When Strickland explained that the evidence of alleged fraud in Fulton County had appeared on the “front end” of the system while voting is more on the “back end,” I recognized a vocabulary that we have used in Texas to describe our concerns with statewide voter registration. Georgia has statewide registration, which would explain why the Secretary of State forwarded questionable registration forms to Fulton County rather than the other way around.
Strickland seems excitable on the question of photo IDs for voters. He explains that if photo IDs are required to rent movies or to cash welfare checks, they should be required to vote.
In response to that argument, I asked Strickland if voting wasn’t more of a right than renting movies or cashing checks. Isn’t voting a right that citizens should expect to have available to them without any barriers?

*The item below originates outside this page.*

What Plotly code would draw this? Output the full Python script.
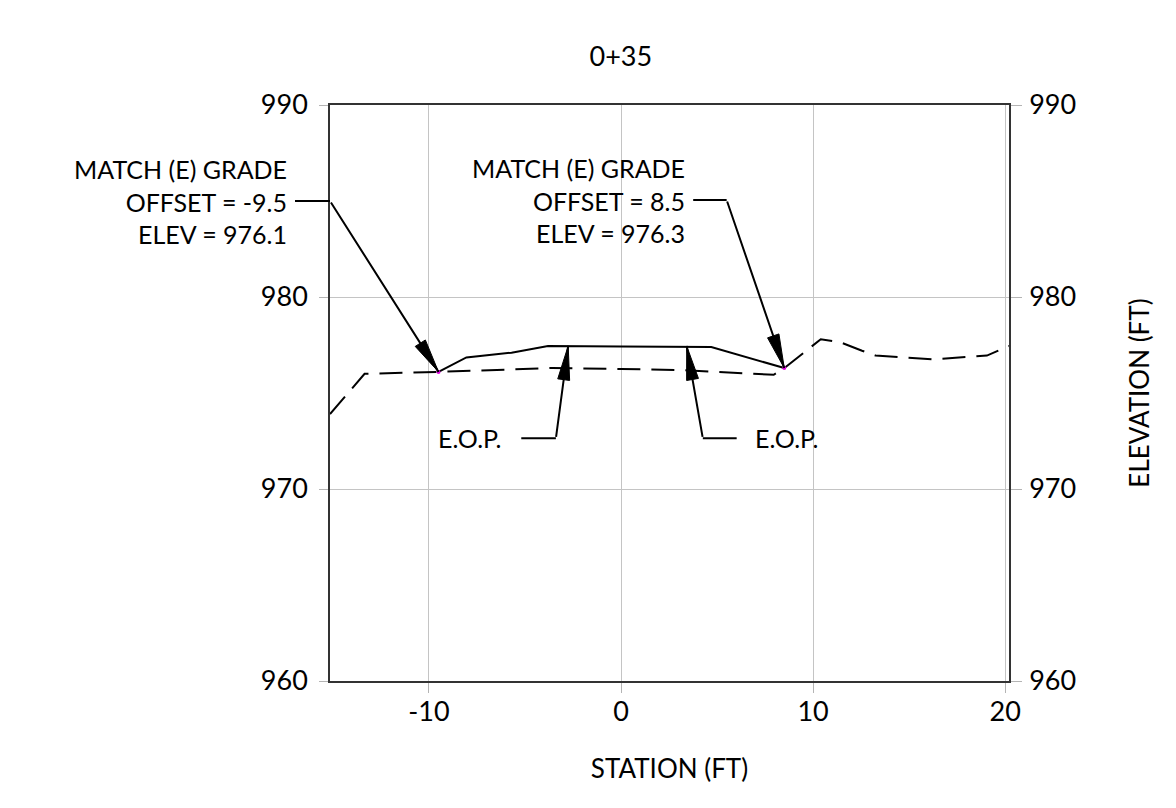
import math
import plotly.graph_objects as go

# ---------------- data ----------------
exist_offset = [-15.15, -13.35, -9.5, -3.6, 0.0, 3.0, 7.95, 8.5, 10.4, 11.4, 12.55, 13.25, 16.2, 19.05, 20.2]
exist_elev = [973.9, 976.0, 976.1, 976.3, 976.25, 976.2, 975.95, 976.3, 977.8, 977.65, 977.2, 976.95, 976.75, 976.95, 977.45]

prop_offset = [-9.5, -8.05, -5.7, -3.8, 0.0, 4.7, 8.5]
prop_elev = [976.1, 976.85, 977.1, 977.45, 977.42, 977.4, 976.3]

match_offset = [-9.5, 8.5]
match_elev = [976.1, 976.3]

eop_offset = [-2.75, 3.42]
eop_elev = [977.45, 977.45]

x_ticks = [-10, 0, 10, 20]
x_tick_text = ["-10", "0", "10", "20"]
y_ticks = [960, 970, 980, 990]

section_title = "0+35"
x_title = "STATION (FT)"
y_title = "ELEVATION (FT)"

# ---------------- layout constants ----------------
W, H = 1176, 808
M = dict(l=322, r=175, t=97, b=135, pad=0)
XR = [-15.15, 20.2]
YR = [960, 990]
PW = W - M["l"] - M["r"]
PH = H - M["t"] - M["b"]
sx = PW / (XR[1] - XR[0])
sy = PH / (YR[1] - YR[0])

FONT = "Lato, 'Open Sans', sans-serif"
TICK_FS = 27
TITLE_FS = 26
ANN_FS = 25
LINE_W = 2


def paper_x(xv):
    return (xv - XR[0]) / (XR[1] - XR[0])


fig = go.Figure()

fig.add_trace(go.Scatter(
    x=exist_offset, y=exist_elev, mode="lines",
    line=dict(color="black", width=LINE_W, dash="23px,11px"),
    showlegend=False, hoverinfo="skip"))

fig.add_trace(go.Scatter(
    x=prop_offset, y=prop_elev, mode="lines",
    line=dict(color="black", width=LINE_W),
    showlegend=False, hoverinfo="skip"))

fig.add_trace(go.Scatter(
    x=match_offset, y=match_elev, mode="markers",
    marker=dict(color="#e000e0", size=4),
    showlegend=False, hoverinfo="skip"))

# invisible trace to anchor the right-hand axis
fig.add_trace(go.Scatter(
    x=match_offset, y=match_elev, mode="markers", yaxis="y2",
    marker=dict(opacity=0), showlegend=False, hoverinfo="skip"))


def head(tip, tail, length=34, width=12):
    dx = (tip[0] - tail[0]) * sx
    dy = (tip[1] - tail[1]) * sy
    L = math.hypot(dx, dy)
    ux, uy = dx / L, dy / L
    bx, by = -ux * length, -uy * length
    px, py = -uy * width / 2, ux * width / 2
    pts = [(0, 0), (bx + px, by + py), (bx - px, by - py), (0, 0)]
    return ([tip[0] + p[0] / sx for p in pts], [tip[1] + p[1] / sy for p in pts])


def segment(p0, p1):
    fig.add_annotation(x=p1[0], y=p1[1], ax=p0[0], ay=p0[1],
                       xref="x", yref="y", axref="x", ayref="y",
                       text="", showarrow=True, arrowhead=0,
                       arrowwidth=LINE_W, arrowcolor="black")


# leader definitions: label, text anchor, elbow path, tip
leaders = [
    dict(text="MATCH (E) GRADE<br>OFFSET = %.1f<br>ELEV = %.1f" % (match_offset[0], match_elev[0]),
         tx=-17.3, ty=985.0, xanchor="right", align="right",
         path=[(-17.05, 985.0), (-15.15, 985.0)], tip=(match_offset[0], match_elev[0])),
    dict(text="MATCH (E) GRADE<br>OFFSET = %.1f<br>ELEV = %.1f" % (match_offset[1], match_elev[1]),
         tx=3.42, ty=985.05, xanchor="right", align="right",
         path=[(3.68, 985.05), (5.5, 985.05)], tip=(match_offset[1], match_elev[1])),
    dict(text="E.O.P.", tx=-6.1, ty=972.64, xanchor="right", align="right",
         path=[(-5.27, 972.64), (-3.39, 972.64)], tip=(eop_offset[0], eop_elev[0])),
    dict(text="E.O.P.", tx=6.85, ty=972.64, xanchor="left", align="left",
         path=[(6.1, 972.64), (4.26, 972.64)], tip=(eop_offset[1], eop_elev[1])),
]

for ld in leaders:
    fig.add_annotation(x=paper_x(ld["tx"]), y=ld["ty"], xref="paper", yref="y",
                       text=ld["text"], showarrow=False,
                       xanchor=ld["xanchor"], yanchor="middle", align=ld["align"],
                       font=dict(family=FONT, size=ANN_FS, color="black"))
    pts = ld["path"] + [ld["tip"]]
    for a, b in zip(pts[:-1], pts[1:]):
        segment(a, b)
    hx, hy = head(ld["tip"], pts[-2])
    fig.add_trace(go.Scatter(x=hx, y=hy, mode="lines", fill="toself",
                             fillcolor="black", line=dict(color="black", width=1),
                             showlegend=False, hoverinfo="skip"))

axis_common = dict(
    ticks="outside", tickcolor="#b4b4b4", tickwidth=1,
    showline=True, linecolor="#333333", linewidth=1.5,
    zeroline=False, tickfont=dict(family=FONT, size=TICK_FS, color="black"),
)

fig.update_layout(
    width=W, height=H, autosize=False,
    margin=M,
    paper_bgcolor="white", plot_bgcolor="white",
    font=dict(family=FONT, size=TICK_FS, color="black"),
    showlegend=False,
    title=dict(text=section_title, x=612.8 / W, xref="container", xanchor="center",
               y=1 - 48.7 / H, yref="container", yanchor="middle",
               font=dict(family=FONT, size=TICK_FS, color="black")),
    xaxis=dict(range=XR, tickvals=x_ticks, ticktext=x_tick_text, ticklen=10, mirror=True,
               showgrid=True, gridcolor="#c4c4c4", gridwidth=1,
               title=dict(text=x_title, standoff=34, font=dict(family=FONT, size=TITLE_FS)),
               ticklabelstandoff=-4, **axis_common),
    yaxis=dict(range=YR, tickvals=y_ticks, ticklen=9,
               showgrid=True, gridcolor="#c4c4c4", gridwidth=1,
               ticklabelstandoff=6, **axis_common),
    yaxis2=dict(range=YR, tickvals=y_ticks, ticklen=11, overlaying="y", side="right",
                showgrid=False, ticklabelstandoff=2,
                title=dict(text=y_title, standoff=56, font=dict(family=FONT, size=TITLE_FS)),
                **axis_common),
)

fig.write_html("out.html")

”I agree with that,” said Strickland, “except identify yourself. Just like we need to be safe in our homes we need to be somewhat assured about the integrity of the voting process in every respect. I am not on the election board to deny the right to vote, everyone has that right if they are the proper age and registered.”
Srickland thinks the new ID requirements will be no problem for a “vast majority.” He thinks cries that voters will be unable to produce the IDs are overstated. There are four million registered voters in Georgia, compared to six million drivers licenses and 600,000 other state- issued IDs. He admits that the facts do not directly address an answer to the central question: will some voters have added difficulty producing ID from the short list? But Strickland does not think that narrowing the form of ID constitutes a civil rights violation.
Strickland’s language of voter integrity uses the analogy of home security, and the analogy seems to draw upon certain imagination of threat. Protecting an election is like protecting your home, and there are people out there waiting to break in. Well, I do keep my doors locked. But I’m not sure how the analogy of my locked doors should fit the case of elections. Shouldn’t elections be unlocked?